Possible staffing shortage could cause Week 17 shuffle
The Week 9 Sunday Night Football game in Green Bay featured a very rare sight. Umpire Tony Michalek was pressed into duty as a line judge. Michalek, who worked as a line judge for a few seasons in the Big Ten Conference before moving to umpire, served as the emergency fill-in on Craig Wrolstad’s crew. Side judge Jeff Lamberth had to miss the game for an undisclosed health reason, and there wasn’t time to bring in another side judge. Line judge Tim Podraza moved to the side judge position, and Michalek worked line judge. The NFL used Michalek as a line judge because of logistics since he was just a car drive away. (Lamberth is expected to return to the field soon.)
Officiating crews have several contingency plans in place if an emergency develops and an official can’t make the game. First of all, each crew has a designated person to fill in for the referee should the referee become injured during the game or becomes sick. The crew then officiates the game using six-man mechanics. Since there are no alternate officials assigned to regular season games, each crew has its own contingency plan of how it will work if one of the other six officials have to leave the game. Usually, the back judge position is sacrificed to fill in for the injured official or as a part of a two-official move to cover.
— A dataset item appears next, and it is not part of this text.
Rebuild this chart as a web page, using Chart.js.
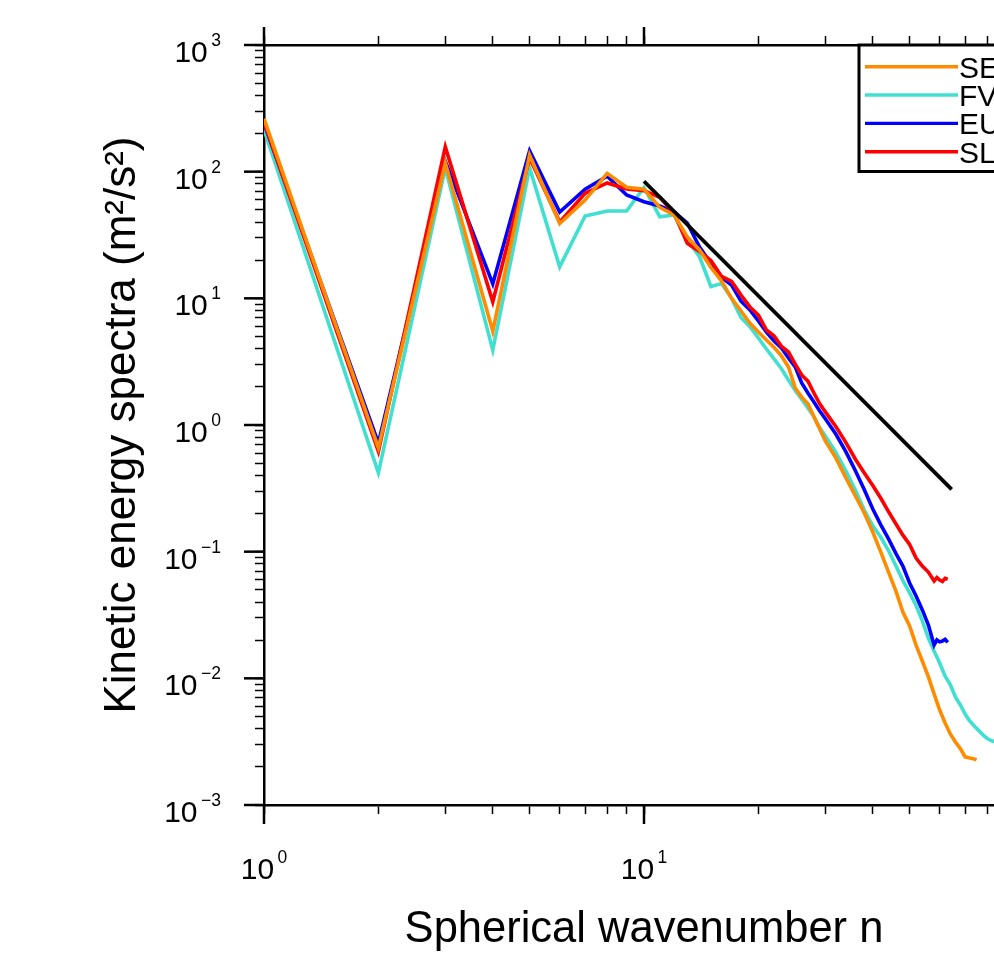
<!DOCTYPE html>
<html><head><meta charset="utf-8">
<script src="https://cdn.jsdelivr.net/npm/chart.js@4.4.1/dist/chart.umd.min.js"></script>
<style>html,body{margin:0;padding:0;overflow:hidden;background:#fff;width:994px;height:955px}canvas{display:block}</style>
</head><body>
<canvas id="c" width="1060" height="955" style="width:1060px;height:955px"></canvas>
<script>
// ---- data ----
const wavenumber = [1,2,3,4,5,6,7,8,9,10,11,12,13,14,15,16,17,18,19,20,21,22,23,24,25,26,27,28,29,30,
  32,34,36,38,40,42,44,46,48,50,52,54,56,58,59,60,61,62,63,64,66,68,70,72,74,75,76,78,80,82,84];
const seriesNames = ['SE','FV','EUL','SLD'];
const seriesColors = ['#FF8C00','#40E0D0','#0000FF','#FF0000'];
const seValues = [262,0.66,117,5.5,135,39,59.7,97,75.4,72.6,52.3,45.5,30.5,24.1,17.5,13.7,10.0,7.94,6.35,5.42,4.69,4.09,3.51,2.87,1.96,1.66,1.47,1.16,0.93,0.75,
  0.548,0.382,0.275,0.202,0.143,0.0993,0.069,0.049,0.0334,0.0259,0.0183,0.0137,0.0103,0.00753,null,0.00562,null,0.00444,null,0.00364,0.00314,0.00279,0.0024,0.00235,0.00231,0.00227,null,null,null,null,null];
const fvValues = [215,0.42,107,3.9,107,17.7,44.7,48.9,48.9,75,44.1,45.5,28.9,21.3,12.4,13.1,10.0,7.06,5.97,4.86,3.98,3.32,2.78,2.26,1.87,1.60,1.36,1.16,0.95,0.82,
  0.604,0.433,0.305,0.212,0.16,0.130,0.102,0.0774,0.0592,0.0472,0.0376,0.0284,0.0208,0.0164,null,0.0132,null,0.0104,null,0.0089,0.00713,0.00616,0.00522,0.0046,0.00421,null,0.00387,0.00357,0.00335,0.00323,0.00314];
const eulValues = [240,0.72,121,13.0,146,48,72.6,92,65.5,57.9,53.6,48.3,39.3,25.4,18.8,14.7,12.7,9.5,8.09,6.62,5.42,4.61,4.06,3.38,2.88,2.15,1.79,1.52,1.29,1.12,
  0.845,0.614,0.435,0.308,0.217,0.163,0.126,0.0969,0.077,0.0566,0.0447,0.0347,0.0265,0.0183,0.0201,0.0194,0.0197,0.0203,0.0192,null,null,null,null,null,null,null,null,null,null,null,null];
const sldValues = [245,0.62,157,9.4,128,40,67.5,81.5,73,70.8,62.8,46.9,27.2,23.4,19.9,14.9,13.6,10.6,8.55,7.38,5.62,5.04,4.18,3.77,3.03,2.48,2.22,1.79,1.47,1.27,
  0.97,0.726,0.537,0.418,0.333,0.264,0.207,0.166,0.135,0.114,0.089,0.077,0.069,0.0587,0.0625,0.0597,0.0581,0.0615,0.0605,null,null,null,null,null,null,null,null,null,null,null,null];
const refN = [10, 64.5];          // n^-3 reference line
const refValues = [84, 0.31];
const xDecades = [1, 10, 100];
const xTickExponents = ['0','1','2'];
const yDecades = [1e-3, 1e-2, 1e-1, 1, 10, 100, 1000];
const yTickExponents = ['\u22123','\u22122','\u22121','0','1','2','3'];
const xTitle = 'Spherical wavenumber n';
const yTitle = 'Kinetic energy spectra (m\u00B2/s\u00B2)';

// ---- helpers ----
const FAMILY = '"Liberation Sans", Arial, Helvetica, sans-serif';
function minorTicks(decades) {
  const out = [];
  for (let i = 0; i < decades.length - 1; i++) {
    for (let k = 1; k <= 9; k++) out.push(decades[i] * k);
  }
  out.push(decades[decades.length - 1]);
  return out;
}
const xMinor = minorTicks(xDecades);
const yMinor = minorTicks(yDecades);
function pts(values) { return wavenumber.map((n, i) => ({x: n, y: values[i]})); }

const allSeries = [seValues, fvValues, eulValues, sldValues];
const drawOrder = [1, 4, 3, 2];
const datasets = allSeries.map((vals, i) => ({
  label: seriesNames[i], data: pts(vals), borderColor: seriesColors[i], backgroundColor: seriesColors[i],
  borderWidth: 3.6, pointRadius: 0, spanGaps: true, tension: 0, order: drawOrder[i], fill: false
}));
datasets.push({label: 'ref', data: refN.map((n, i) => ({x: n, y: refValues[i]})), borderColor: '#000',
  borderWidth: 3.8, pointRadius: 0, tension: 0, order: 0, fill: false});

const gridOpts = {drawOnChartArea: false, drawTicks: true, tickLength: 9, tickWidth: 1.5, tickColor: '#000'};
const borderOpts = {display: true, color: '#000', width: 2.5};

const decor = {
  id: 'decor',
  afterDraw(chart) {
    const ctx = chart.ctx;
    const {left, right, top, bottom} = chart.chartArea;
    const sx = chart.scales.x, sy = chart.scales.y;
    ctx.save();
    ctx.strokeStyle = '#000'; ctx.lineWidth = 2.5; ctx.lineCap = 'butt';
    const seg = (a, b, c, d) => { ctx.beginPath(); ctx.moveTo(a, b); ctx.lineTo(c, d); ctx.stroke(); };
    xDecades.forEach(v => { const p = sx.getPixelForValue(v); seg(p, bottom, p, bottom + 19); seg(p, top, p, top - 18); });
    yDecades.forEach(v => { const p = sy.getPixelForValue(v); seg(left, p, left - 20, p); seg(right, p, right + 20, p); });
    // tick labels 10^k
    ctx.fillStyle = '#000'; ctx.textBaseline = 'alphabetic'; ctx.textAlign = 'left';
    const baseFont = '30px ' + FAMILY, supFont = '17.5px ' + FAMILY;
    const gap = 3.5;
    yDecades.forEach((v, i) => {
      const p = sy.getPixelForValue(v);
      ctx.font = supFont; const wE = ctx.measureText(yTickExponents[i]).width;
      ctx.font = baseFont; const wB = ctx.measureText('10').width;
      const xr = left - 43;
      ctx.fillText('10', xr - wE - gap - wB, p + 17);
      ctx.font = supFont; ctx.fillText(yTickExponents[i], xr - wE, p + 1);
    });
    xDecades.forEach((v, i) => {
      const p = sx.getPixelForValue(v);
      ctx.font = supFont; const wE = ctx.measureText(xTickExponents[i]).width;
      ctx.font = baseFont; const wB = ctx.measureText('10').width;
      const x0 = p - (wB + gap + wE) / 2;
      ctx.fillText('10', x0, bottom + 74);
      ctx.font = supFont; ctx.fillText(xTickExponents[i], x0 + wB + gap, bottom + 58);
    });
    // legend box
    const bx = right - 165, by = top, bw = 163, bh = 126.5;
    ctx.fillStyle = '#fff'; ctx.fillRect(bx, by, bw, bh);
    ctx.lineWidth = 3; ctx.strokeStyle = '#000'; ctx.strokeRect(bx, by, bw, bh);
    ctx.font = '30px ' + FAMILY;
    for (let i = 0; i < seriesNames.length; i++) {
      const yy = top + 21.7 + i * 28.33;
      ctx.strokeStyle = seriesColors[i]; ctx.lineWidth = 3.4;
      seg(bx + 6, yy, bx + 99, yy);
      ctx.fillStyle = '#000';
      ctx.fillText(seriesNames[i], bx + 100, yy + 11);
    }
    ctx.restore();
  }
};

new Chart(document.getElementById('c'), {
  type: 'line',
  data: {datasets},
  options: {
    responsive: false, animation: false, devicePixelRatio: 1,
    layout: {padding: 0},
    plugins: {legend: {display: false}, tooltip: {enabled: false}},
    events: [],
    scales: {
      x: {type: 'logarithmic', position: 'bottom', min: 1, max: 100,
        afterBuildTicks: s => { s.ticks = xMinor.map(v => ({value: v})); },
        afterFit: s => { s.height = 150; },
        ticks: {display: false}, grid: gridOpts, border: borderOpts,
        title: {display: true, text: xTitle, color: '#000', font: {family: FAMILY, size: 43.5, lineHeight: 1}, padding: {top: 0, bottom: 3}}},
      x2: {type: 'logarithmic', position: 'top', min: 1, max: 100,
        afterBuildTicks: s => { s.ticks = xMinor.map(v => ({value: v})); },
        afterFit: s => { s.height = 45; },
        ticks: {display: false}, grid: gridOpts, border: borderOpts},
      y: {type: 'logarithmic', position: 'left', min: 1e-3, max: 1e3,
        afterBuildTicks: s => { s.ticks = yMinor.map(v => ({value: v})); },
        afterFit: s => { s.width = 264; },
        ticks: {display: false}, grid: gridOpts, border: borderOpts,
        title: {display: true, text: yTitle, color: '#000', font: {family: FAMILY, size: 44, lineHeight: 1}, padding: {top: 101, bottom: 0}}},
      y2: {type: 'logarithmic', position: 'right', min: 1e-3, max: 1e3,
        afterBuildTicks: s => { s.ticks = yMinor.map(v => ({value: v})); },
        afterFit: s => { s.width = 36; },
        ticks: {display: false}, grid: gridOpts, border: borderOpts}
    }
  },
  plugins: [decor]
});
</script>
</body></html>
That all works well in emergencies, but what happens when the NFL knows an official will miss an extended period due to injury or has to miss an upcoming game due to another commitment?
The NFL will go to all possible lengths to make sure there are seven officials to call the game. In some seasons, the NFL has a few “swing” officials, a pool of officials who usually are rehabbing an injury when the crews are finalized, but this season’s only swing official was made permanent before the preseason started. Then, the NFL will call in an official whose crew has a bye week to come in and substitute for the crew who is down a man. If that doesn’t work, the NFL will ask an official to work two games on one weekend (work with his regular crew on Thursday night, then substitute with another crew on Sunday, for example). The NFL will try to make sure the substitute is the same position as the person he’s replacing. If the NFL can’t cover the vacancy that way, it might ask an official to work out of position (a line judge substituting in the head linesman’s position, for example).
On a rare occasion, the NFL will ask an official to work radically out of position — hence an umpire working as a line judge (like we saw Michalek doing) or at the end of the 2011 season when field judge Terry Brown worked a game at umpire when the NFL was short at that position (h/t to russ on Behind the Football Stripes).
The NFL has an advanced training program that helps develop college officials and is the talent pool where the NFL hires its new officials. Could the NFL put one of the trainees into a game? The answer is no. Those trainees are not members of the NFL Referees Association (the officials’ union) and the 2012 collective bargaining agreement between the league and the NFLRA prohibits the NFL from hiring trainees in-season as regular officials or one-game substitutes.
The NFL has had staffing pressure this year due to in-season retirements and injury. Since the end of the officials’ offseason on May 15, the NFL has seen four officials retire (Mike Weir, Kirk Dornan, Mike Carey, and Chad Brown) and has seen other officials miss significant time due to injuries (head linesman Ed Camp, umpire Darrell Jenkins and now line judge Darryll Lewis). The NFL could face a staffing shortage in Week 17, as all the games will be played on Sunday that week and there are no teams on bye. This means there is only one crew to draw substitutes from, and the league is already committed to using at least three from that crew. If there are more officials out with sickness or injury, the NFL officiating office could have some staffing headaches to close out the season.